Weispfenning Recalls Days When He Knew Audie Murphy

 This is a reprint of an article from the September 27, 1956 Griggs County Sentinel Courier.  I found it in the museum and it really shows how important museums can be in helping us remember the past.


Events of a winter in France and Germany twelve years ago were recalled this week by Walter Weispfenning, Bookkeeper at Reiten Manufacturing Co. in Cooperstown. 

Weispfenning is the man who recommended Audie Murphy for the Congressional Medal of Honor following an action January 26, 1945, near Holzwihr, France. 

“To Hell and Back” the movie version of Murphy’s autobiography is being shown Friday and Saturday at the Strand Theatre.

Weispfenning and Murphy were both lieutenants in the Third Infantry Division, Murphy in the 15th Infantry Regiment and Weispfenning in the 39th Field Artillery Battalion, which was the artillery support for the 15th.  Weispfenning was the forward observer for the artillery and was working with the 15th.

The action for which Murphy, the most decorated soldier of World War II, was awarded the Medal of Honor, took place near a small town by a forest.

Two battalions of the 15th Infantry Regiment were holding a line along the south edge of a woods when the Germans moved out of the town and attacked.  From his position near the edge of the forest, Weispfenning had a clear view of Murphy’s actions.  The German tanks passed within 50 yards of Murphy’s position, not approaching any closer because of a burning tank destroyer nearby.

While the artillery tried to hold off the tanks, the German infantry line consisting of two full-strength companies of about 125 men each, started across the wide meadow, firing at Murphy.

With the Germans only 100 yards away and still moving up on him, Lt. Murphy climbed onto the slowly burning tank destroyer and began firing the machine gun at the approaching Germans.  He was completely exposed and silhouetted against the background of bare trees and snow, with a fire under him that threatened to blow the destroyer to bits if it reached the gasoline and ammunition.  Standing on top of the tank destroyer, Murphy raked the approaching enemy with machine-gun fire. 

(Part of the foregoing account of the action was taken from Weispfenning’s account of it in the book, “The History of the Third Infantry Division in World War II”, part from Weispfenning’s verbal narration of it this week in an interview).

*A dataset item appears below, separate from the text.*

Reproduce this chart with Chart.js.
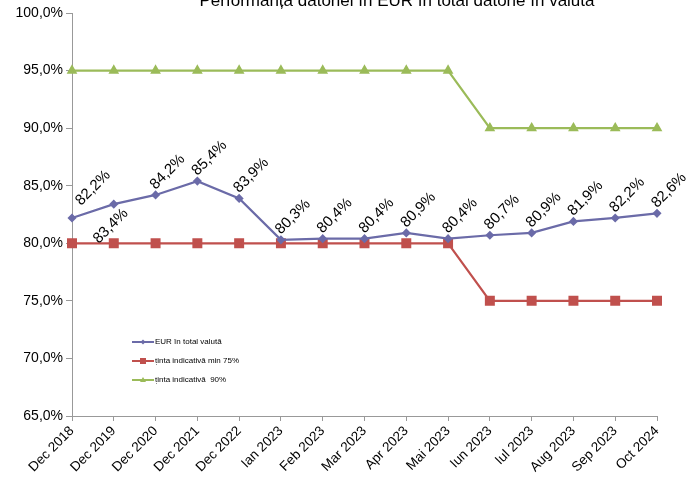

How well did Weispfenning know Murphy?  About as well as you know anyone in the service, said Walt – you become well acquainted very quickly, you get moved around, sometime you keep in touch, sometimes not. 

By the time the local man became acquainted with him, Lt. Murphy was already something of a legendary personage, having earned numerous medals for bravery in combat.

(Incidentally, Weispfenning is the holder of the Legion of Merit, the Air Medal, awarded in the European theater, and the European theater ribbon with 10 campaign stars).

One of the most interesting things to happen to Weispfenning because of having known Murphy occurred in March, 1949 when he was flown to Hollywood to take part in the “This Is Your Life” program.  Mr. Weispfenning lived in Jamestown at that time.

Following the program the people who took part were given a dinner.  They also were taken to Universal-International studio to see Bad Boy, Audie Murphy’s first motion picture.  Murphy gave Weispfenning an autographed copy of “To Hell and Back” which had just been published.

Asked about the movie “To Hell and Back” Weispfenning said it followed the actual events pretty closely, but that the setting and ground conditions were entirely different.  Flat land and forest were the rule in the actual scene, with a layer of snow on the ground that alternately thawed and froze again, making everyone filthy with mud.  Other than that, he said, he enjoyed the movie when he saw it in Jamestown some time ago.